At the first day of my Persian 11 series classes, designed specifically for heritage speakers, I ask my students what has motivated them to learn Persian. Ninety-nine percent of the time learning about the Persian culture/history is among the top answers. Teaching a heritage language to a diasporic population is a challenge in and of itself, let alone when the target language is a less commonly taught language with limited access to instructional and cultural resources. A couple of weeks into my first semester of teaching, I realized that the most pressing pedagogical challenge was the incorporation of cultural lessons into daily grammatical instructions. The quest was to design activities that enabled students to practice different forms of communication while learning about their culture.

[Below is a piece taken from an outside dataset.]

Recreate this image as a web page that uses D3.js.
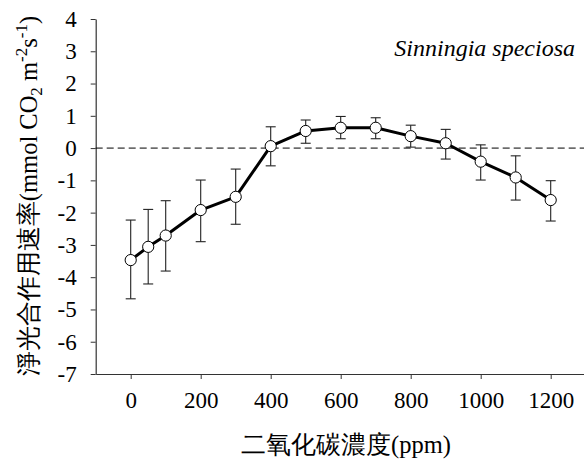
<!DOCTYPE html>
<html>
<head>
<meta charset="utf-8">
<script src="https://cdn.jsdelivr.net/npm/d3@7"></script>
<style>
  html, body { margin: 0; padding: 0; background: #fff; }
  svg { display: block; }
</style>
</head>
<body>
<svg id="chart" width="584" height="462"></svg>
<script>
// ---- data ----
const co2 = [0, 50, 100, 200, 300, 400, 500, 600, 700, 800, 900, 1000, 1100, 1200];
const netRate = [-3.47, -3.06, -2.71, -1.92, -1.51, 0.06, 0.53, 0.63, 0.63, 0.37, 0.15, -0.42, -0.91, -1.61];
const errHigh = [-2.23, -1.90, -1.63, -0.99, -0.65, 0.66, 0.87, 0.98, 0.94, 0.71, 0.58, 0.10, -0.24, -1.01];
const errLow  = [-4.67, -4.21, -3.81, -2.90, -2.36, -0.55, 0.15, 0.29, 0.29, 0.03, -0.34, -0.99, -1.61, -2.26];
const xTicks = [0, 200, 400, 600, 800, 1000, 1200];
const yTicks = [-7, -6, -5, -4, -3, -2, -1, 0, 1, 2, 3, 4];
const speciesLabel = "Sinningia speciosa";
const xTitle = "二氧化碳濃度(ppm)";

const rows = co2.map((c, i) => ({ c, v: netRate[i], hi: errHigh[i], lo: errLow[i] }));

const serif = "'Liberation Serif', 'Times New Roman', serif";

const svg = d3.select("#chart");
const x = d3.scaleLinear().domain([-100, 1300]).range([95.7, 585.7]);
const y = d3.scaleLinear().domain([-7, 4]).range([374, 19]);

const axisColor = "#333";
const fontSize = 23;

// x axis
const gx = svg.append("g").attr("transform", `translate(0,${y(-7)})`)
  .call(d3.axisBottom(x).tickValues(xTicks).tickSize(5).tickPadding(13).tickSizeOuter(0).tickFormat(d => String(d)));
gx.attr("font-family", serif).attr("font-size", fontSize);
gx.select(".domain").attr("stroke", axisColor).attr("stroke-width", 1.2);
gx.selectAll(".tick line").attr("stroke", axisColor);
gx.selectAll(".tick text").attr("fill", "#000");

// y axis
const gy = svg.append("g").attr("transform", `translate(${x(-100)},0)`)
  .call(d3.axisLeft(y).tickValues(yTicks).tickSize(5).tickPadding(14).tickSizeOuter(0).tickFormat(d => String(d)));
gy.attr("font-family", serif).attr("font-size", fontSize);
gy.select(".domain").attr("stroke", axisColor).attr("stroke-width", 1.2);
gy.selectAll(".tick line").attr("stroke", axisColor);
gy.selectAll(".tick text").attr("fill", "#000");

// zero reference line
svg.append("line")
  .attr("x1", x(-100)).attr("x2", x(1300))
  .attr("y1", y(0)).attr("y2", y(0))
  .attr("stroke", "#000").attr("stroke-width", 1)
  .attr("stroke-dasharray", "7,4");

// error bars
const eb = svg.append("g").attr("stroke", "#222").attr("stroke-width", 1.1);
const cap = 5;
rows.forEach(d => {
  eb.append("line").attr("x1", x(d.c)).attr("x2", x(d.c)).attr("y1", y(d.hi)).attr("y2", y(d.lo));
  eb.append("line").attr("x1", x(d.c) - cap).attr("x2", x(d.c) + cap).attr("y1", y(d.hi)).attr("y2", y(d.hi));
  eb.append("line").attr("x1", x(d.c) - cap).attr("x2", x(d.c) + cap).attr("y1", y(d.lo)).attr("y2", y(d.lo));
});

// line
svg.append("path").datum(rows)
  .attr("fill", "none").attr("stroke", "#000").attr("stroke-width", 3)
  .attr("stroke-linejoin", "round")
  .attr("d", d3.line().x(d => x(d.c)).y(d => y(d.v)));

// markers
svg.append("g").selectAll("circle").data(rows).join("circle")
  .attr("cx", d => x(d.c)).attr("cy", d => y(d.v)).attr("r", 5.6)
  .attr("fill", "#fff").attr("stroke", "#000").attr("stroke-width", 1);

// species label
svg.append("text")
  .attr("x", 575).attr("y", 56).attr("text-anchor", "end")
  .attr("font-family", serif)
  .attr("font-size", 24).attr("font-style", "italic")
  .text(speciesLabel);

// x title
svg.append("text")
  .attr("x", 346).attr("y", 453).attr("text-anchor", "middle")
  .attr("font-size", 24.5)
  .attr("font-family", serif)
  .text(xTitle);

// y title
const yt = svg.append("text")
  .attr("transform", "translate(37,196) rotate(-90)")
  .attr("text-anchor", "middle")
  .attr("font-size", 24.5)
  .attr("font-family", serif);
yt.append("tspan").text("淨光合作用速率(mmol CO");
yt.append("tspan").attr("font-size", 17).attr("dy", 5).text("2");
yt.append("tspan").attr("dy", -5).text(" m");
yt.append("tspan").attr("font-size", 17).attr("dy", -10).text("-2");
yt.append("tspan").attr("dy", 10).text("s");
yt.append("tspan").attr("font-size", 17).attr("dy", -10).text("-1");
yt.append("tspan").attr("dy", 10).text(")");
</script>
</body>
</html>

In order to target multiple skills, I developed an activity called the “Detective Game.” In this task-based exercise, students are divided into two groups: detectives and famous cultural figures (e.g., singers, actors, poets, etc.). Each detective receives a quest card listing the characteristics of the person they should be looking for. The cultural figures group also receives an identification card listing their most important characteristics/biographical information. After reviewing their cards, I ask the students to spread out, and the detectives to start looking for their lost figures. Successful completion of this activity requires students to engage and practice multiple language skills: reading, speaking, and comprehension. As one of the most popular exercises in my class, this activity creates a quasi-situation for students to interact with each other, practice their conversational skills, and become acquainted with famous cultural and literary figures.

In order to evaluate the effectiveness of this activity, I used multiple assessment methods. First, I would oversee students as they engage in inquiry-based conversations and evaluate their communicative skills. Furthermore, students’ understanding of interrogative sentence format in Persian would be quizzed at the end of the week in order to ensure the effectiveness of the activity. Lastly, another indication of this activity’s effectiveness has been students’ feedback in mid-/end of the term evaluations as well as increased curiosity about the different cultural figures they did not know about. Similar task-based activities have been used at different stages of my classes in order to provide students with the opportunity to engage in various cultural customs while developing their language skills.